Lee Luft, a member of the Kewaunee County board and chair of the Kewaunee County Groundwater Task Force, said area residents are less concerned about DNR staffing and more concerned about the DNR’s “complete indifference.”

“Every single CAFO expansion put in front of the DNR is approved at the level asked for by the CAFO,” Luft said, adding that the DNR apparently has no concern for the cumulative effect of its actions.

“We cannot wait five years for a study to confirm what we know, and that is we have too much manure for too few spreadable acres,” Luft said.

Krug said there is only one way to make headway on restoring the river, and that is to go through the TMDL study.

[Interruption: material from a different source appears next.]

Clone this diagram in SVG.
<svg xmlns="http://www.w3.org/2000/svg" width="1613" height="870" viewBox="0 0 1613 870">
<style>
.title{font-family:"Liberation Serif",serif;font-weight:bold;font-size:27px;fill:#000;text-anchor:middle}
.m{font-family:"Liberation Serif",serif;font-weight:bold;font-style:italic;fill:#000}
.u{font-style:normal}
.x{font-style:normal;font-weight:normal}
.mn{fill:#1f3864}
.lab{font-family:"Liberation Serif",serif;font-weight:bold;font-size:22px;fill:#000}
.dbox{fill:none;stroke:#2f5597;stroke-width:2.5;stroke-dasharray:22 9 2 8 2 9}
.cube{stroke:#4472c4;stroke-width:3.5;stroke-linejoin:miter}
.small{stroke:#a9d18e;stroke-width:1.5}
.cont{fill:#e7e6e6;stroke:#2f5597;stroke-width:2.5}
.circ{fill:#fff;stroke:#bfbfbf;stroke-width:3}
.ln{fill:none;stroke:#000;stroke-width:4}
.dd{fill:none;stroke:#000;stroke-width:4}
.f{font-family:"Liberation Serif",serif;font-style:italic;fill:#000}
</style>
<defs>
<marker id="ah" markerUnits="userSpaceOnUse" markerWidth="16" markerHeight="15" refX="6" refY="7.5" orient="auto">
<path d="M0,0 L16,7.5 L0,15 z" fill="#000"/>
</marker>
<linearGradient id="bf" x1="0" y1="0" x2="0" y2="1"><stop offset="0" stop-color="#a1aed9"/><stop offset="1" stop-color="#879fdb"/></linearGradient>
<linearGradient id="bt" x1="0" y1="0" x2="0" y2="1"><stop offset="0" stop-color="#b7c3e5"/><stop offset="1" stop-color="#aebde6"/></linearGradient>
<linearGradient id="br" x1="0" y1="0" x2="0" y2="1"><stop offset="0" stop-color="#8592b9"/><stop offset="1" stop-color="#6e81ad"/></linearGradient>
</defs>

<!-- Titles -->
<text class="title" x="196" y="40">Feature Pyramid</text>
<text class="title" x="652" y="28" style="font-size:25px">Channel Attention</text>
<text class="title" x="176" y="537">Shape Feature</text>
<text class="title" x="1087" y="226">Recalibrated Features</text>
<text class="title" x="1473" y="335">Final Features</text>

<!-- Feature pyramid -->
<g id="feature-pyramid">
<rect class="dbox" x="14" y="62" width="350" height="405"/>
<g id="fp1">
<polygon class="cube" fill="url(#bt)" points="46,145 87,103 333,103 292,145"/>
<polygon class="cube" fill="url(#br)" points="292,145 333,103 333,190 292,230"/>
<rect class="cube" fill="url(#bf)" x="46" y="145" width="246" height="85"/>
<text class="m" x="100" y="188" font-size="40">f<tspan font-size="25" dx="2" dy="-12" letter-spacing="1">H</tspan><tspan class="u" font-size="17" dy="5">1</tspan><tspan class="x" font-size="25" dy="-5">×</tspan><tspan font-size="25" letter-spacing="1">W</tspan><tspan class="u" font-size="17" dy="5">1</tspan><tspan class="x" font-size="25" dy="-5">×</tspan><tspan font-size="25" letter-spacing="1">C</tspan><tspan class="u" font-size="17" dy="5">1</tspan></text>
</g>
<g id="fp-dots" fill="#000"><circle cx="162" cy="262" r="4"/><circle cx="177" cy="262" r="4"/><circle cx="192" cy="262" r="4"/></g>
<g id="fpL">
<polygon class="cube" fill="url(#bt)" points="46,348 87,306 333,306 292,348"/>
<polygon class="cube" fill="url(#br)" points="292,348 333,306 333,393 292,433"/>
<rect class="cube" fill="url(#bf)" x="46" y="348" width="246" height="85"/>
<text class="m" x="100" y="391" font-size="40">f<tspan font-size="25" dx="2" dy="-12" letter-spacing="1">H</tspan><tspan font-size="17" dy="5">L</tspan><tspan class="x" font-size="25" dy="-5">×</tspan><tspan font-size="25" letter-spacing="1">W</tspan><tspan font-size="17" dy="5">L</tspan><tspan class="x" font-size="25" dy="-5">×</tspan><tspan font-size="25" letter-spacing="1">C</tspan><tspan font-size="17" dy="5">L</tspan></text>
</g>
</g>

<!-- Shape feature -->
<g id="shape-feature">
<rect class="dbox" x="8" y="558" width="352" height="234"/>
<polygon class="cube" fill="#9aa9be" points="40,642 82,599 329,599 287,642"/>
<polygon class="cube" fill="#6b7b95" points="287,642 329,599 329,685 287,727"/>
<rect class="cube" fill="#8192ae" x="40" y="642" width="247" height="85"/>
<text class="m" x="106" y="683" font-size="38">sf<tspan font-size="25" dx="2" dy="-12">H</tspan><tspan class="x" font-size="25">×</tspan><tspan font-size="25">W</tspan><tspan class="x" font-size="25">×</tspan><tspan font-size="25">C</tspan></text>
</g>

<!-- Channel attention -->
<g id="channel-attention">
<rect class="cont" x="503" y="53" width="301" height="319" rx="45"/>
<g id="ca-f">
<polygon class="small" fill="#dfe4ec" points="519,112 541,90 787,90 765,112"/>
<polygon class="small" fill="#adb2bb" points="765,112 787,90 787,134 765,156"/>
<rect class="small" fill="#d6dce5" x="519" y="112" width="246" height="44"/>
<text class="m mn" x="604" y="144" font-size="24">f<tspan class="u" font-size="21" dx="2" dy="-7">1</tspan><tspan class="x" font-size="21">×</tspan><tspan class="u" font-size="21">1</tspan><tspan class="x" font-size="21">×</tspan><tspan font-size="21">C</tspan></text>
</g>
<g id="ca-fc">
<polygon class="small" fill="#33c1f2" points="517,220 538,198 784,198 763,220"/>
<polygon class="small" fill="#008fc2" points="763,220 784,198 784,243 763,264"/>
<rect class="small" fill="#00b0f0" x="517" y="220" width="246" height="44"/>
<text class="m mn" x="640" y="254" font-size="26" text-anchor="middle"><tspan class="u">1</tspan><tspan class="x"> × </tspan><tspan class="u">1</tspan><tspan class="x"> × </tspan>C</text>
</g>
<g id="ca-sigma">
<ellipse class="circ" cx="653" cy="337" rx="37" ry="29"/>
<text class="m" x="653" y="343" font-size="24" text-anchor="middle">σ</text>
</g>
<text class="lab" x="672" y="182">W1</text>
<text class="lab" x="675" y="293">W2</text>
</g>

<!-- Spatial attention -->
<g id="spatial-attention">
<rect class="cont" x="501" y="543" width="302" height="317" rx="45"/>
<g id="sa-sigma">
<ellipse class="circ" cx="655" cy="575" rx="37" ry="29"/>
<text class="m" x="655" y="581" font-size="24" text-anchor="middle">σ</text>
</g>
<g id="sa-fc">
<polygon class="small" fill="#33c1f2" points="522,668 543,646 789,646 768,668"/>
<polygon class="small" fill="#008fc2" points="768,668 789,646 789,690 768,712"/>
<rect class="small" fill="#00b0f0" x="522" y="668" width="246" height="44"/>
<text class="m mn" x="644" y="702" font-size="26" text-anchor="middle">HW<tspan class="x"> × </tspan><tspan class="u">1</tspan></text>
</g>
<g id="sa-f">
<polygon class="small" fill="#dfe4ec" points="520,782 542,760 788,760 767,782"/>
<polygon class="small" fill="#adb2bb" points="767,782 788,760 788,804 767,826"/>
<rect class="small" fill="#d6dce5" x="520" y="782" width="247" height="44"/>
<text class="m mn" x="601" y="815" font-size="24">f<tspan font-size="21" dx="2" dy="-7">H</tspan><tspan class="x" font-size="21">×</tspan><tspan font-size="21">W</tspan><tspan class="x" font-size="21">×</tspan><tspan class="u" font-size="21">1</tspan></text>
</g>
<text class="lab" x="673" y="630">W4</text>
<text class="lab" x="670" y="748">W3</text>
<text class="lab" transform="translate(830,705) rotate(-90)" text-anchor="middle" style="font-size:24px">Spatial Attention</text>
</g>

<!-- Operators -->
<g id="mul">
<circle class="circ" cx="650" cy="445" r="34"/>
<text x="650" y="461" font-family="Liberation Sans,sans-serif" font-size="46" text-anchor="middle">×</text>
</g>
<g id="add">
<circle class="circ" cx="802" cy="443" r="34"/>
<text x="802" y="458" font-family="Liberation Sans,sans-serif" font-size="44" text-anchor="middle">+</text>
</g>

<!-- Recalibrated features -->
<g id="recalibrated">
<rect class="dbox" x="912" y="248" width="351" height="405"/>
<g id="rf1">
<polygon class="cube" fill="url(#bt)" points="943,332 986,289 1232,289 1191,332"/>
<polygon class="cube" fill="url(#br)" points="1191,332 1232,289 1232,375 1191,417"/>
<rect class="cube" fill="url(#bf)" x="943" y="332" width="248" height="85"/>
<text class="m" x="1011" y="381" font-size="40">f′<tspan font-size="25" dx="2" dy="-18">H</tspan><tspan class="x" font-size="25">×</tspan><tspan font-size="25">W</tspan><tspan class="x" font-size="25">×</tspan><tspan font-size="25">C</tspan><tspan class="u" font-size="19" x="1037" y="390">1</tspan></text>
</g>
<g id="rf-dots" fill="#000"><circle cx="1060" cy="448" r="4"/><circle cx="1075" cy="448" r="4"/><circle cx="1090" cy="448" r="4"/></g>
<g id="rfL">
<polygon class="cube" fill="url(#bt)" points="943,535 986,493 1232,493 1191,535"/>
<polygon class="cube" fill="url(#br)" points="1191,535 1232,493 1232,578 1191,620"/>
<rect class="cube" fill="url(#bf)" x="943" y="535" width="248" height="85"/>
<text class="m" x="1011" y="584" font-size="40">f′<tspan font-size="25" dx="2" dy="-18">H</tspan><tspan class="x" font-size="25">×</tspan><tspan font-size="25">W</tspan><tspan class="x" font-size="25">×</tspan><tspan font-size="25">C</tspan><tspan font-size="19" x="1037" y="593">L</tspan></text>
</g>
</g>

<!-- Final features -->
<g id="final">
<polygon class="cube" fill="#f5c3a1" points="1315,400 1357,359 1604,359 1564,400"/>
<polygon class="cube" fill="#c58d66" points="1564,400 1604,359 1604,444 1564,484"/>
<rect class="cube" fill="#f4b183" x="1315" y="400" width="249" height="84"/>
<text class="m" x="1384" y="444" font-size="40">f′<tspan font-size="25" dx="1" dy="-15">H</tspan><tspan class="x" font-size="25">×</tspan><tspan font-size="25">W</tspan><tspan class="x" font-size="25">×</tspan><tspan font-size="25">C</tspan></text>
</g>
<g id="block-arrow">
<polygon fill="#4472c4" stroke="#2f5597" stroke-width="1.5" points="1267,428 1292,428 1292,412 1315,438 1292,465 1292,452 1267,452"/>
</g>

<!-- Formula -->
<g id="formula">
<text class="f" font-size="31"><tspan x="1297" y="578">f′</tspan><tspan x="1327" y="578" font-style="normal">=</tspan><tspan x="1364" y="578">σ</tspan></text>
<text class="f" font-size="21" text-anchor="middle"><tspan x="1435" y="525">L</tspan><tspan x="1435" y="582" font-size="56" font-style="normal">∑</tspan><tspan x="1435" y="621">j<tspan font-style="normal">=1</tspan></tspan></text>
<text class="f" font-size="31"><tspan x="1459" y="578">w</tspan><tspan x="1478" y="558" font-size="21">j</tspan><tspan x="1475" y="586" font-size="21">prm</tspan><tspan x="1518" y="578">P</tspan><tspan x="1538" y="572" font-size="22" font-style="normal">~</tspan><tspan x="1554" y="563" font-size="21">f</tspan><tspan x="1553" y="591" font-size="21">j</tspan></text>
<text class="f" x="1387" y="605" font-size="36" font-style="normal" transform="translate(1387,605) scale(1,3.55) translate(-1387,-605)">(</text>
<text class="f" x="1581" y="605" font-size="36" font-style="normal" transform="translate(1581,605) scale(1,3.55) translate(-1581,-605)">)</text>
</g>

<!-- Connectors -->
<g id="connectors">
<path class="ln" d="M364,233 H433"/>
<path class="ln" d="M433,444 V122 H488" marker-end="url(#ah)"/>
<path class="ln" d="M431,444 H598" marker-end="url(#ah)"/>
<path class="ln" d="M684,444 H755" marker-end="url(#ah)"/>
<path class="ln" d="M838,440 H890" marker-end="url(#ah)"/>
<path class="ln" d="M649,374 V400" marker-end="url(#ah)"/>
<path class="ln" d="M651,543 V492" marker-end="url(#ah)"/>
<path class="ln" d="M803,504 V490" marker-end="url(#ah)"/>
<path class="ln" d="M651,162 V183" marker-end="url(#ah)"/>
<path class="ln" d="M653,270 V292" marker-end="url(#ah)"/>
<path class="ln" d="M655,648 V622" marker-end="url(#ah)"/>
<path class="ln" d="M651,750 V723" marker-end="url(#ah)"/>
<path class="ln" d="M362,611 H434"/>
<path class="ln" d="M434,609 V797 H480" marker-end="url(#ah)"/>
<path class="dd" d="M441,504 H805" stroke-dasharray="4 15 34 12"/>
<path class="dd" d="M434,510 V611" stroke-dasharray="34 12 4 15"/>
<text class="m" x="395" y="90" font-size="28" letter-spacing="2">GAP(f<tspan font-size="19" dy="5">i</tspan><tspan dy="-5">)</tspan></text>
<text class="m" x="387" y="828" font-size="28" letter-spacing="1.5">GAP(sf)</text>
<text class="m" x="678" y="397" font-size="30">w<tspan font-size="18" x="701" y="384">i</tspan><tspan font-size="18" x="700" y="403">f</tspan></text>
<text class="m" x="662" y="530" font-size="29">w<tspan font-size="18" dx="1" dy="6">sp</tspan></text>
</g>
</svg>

“You have to let the process work,” he said, adding that, “Wisconsin is a generation behind on this.” He cited Michigan as a state that is far ahead of Wisconsin in mitigating impaired waters.

“We could go on for hours on the groundwater issue,” Kitchens said. “I hate to get off on that right now, about how many cows should be in Kewaunee County.”

However, he added there is a very good chance the state Legislative Council will decide to look at Kitchens’ proposal for a study of groundwater protection in the karst region of Door and Kewaunee counties.

“That’s a big deal and it looks very promising,” he said. “We’ll have requirements – you need this much good land for this many cows.”

Krug reminded the audience that for policymakers, “the mantra’s always going to be for them America’s Dairyland. There’s always a focus on ag. We get as big of chunks of policy as we can. You’re not going to see the cow population go down from 99,000 to 10. That’s not going to happen. No governor is going to say, ‘Dairy, go away!’”

Several people pointed out that citizens have been monitoring water in the county for some time and no one seems to take the data seriously.

“If they’re not responding, go to us,” Krug said. “That’s our job. We’ll make them respond.”

Kitchens added that he would get in touch with the right person at the DNR for submitting data.

Reiterating that CAFOs are not going away, Krug advised residents to build coalitions with other regional, state and national organizations.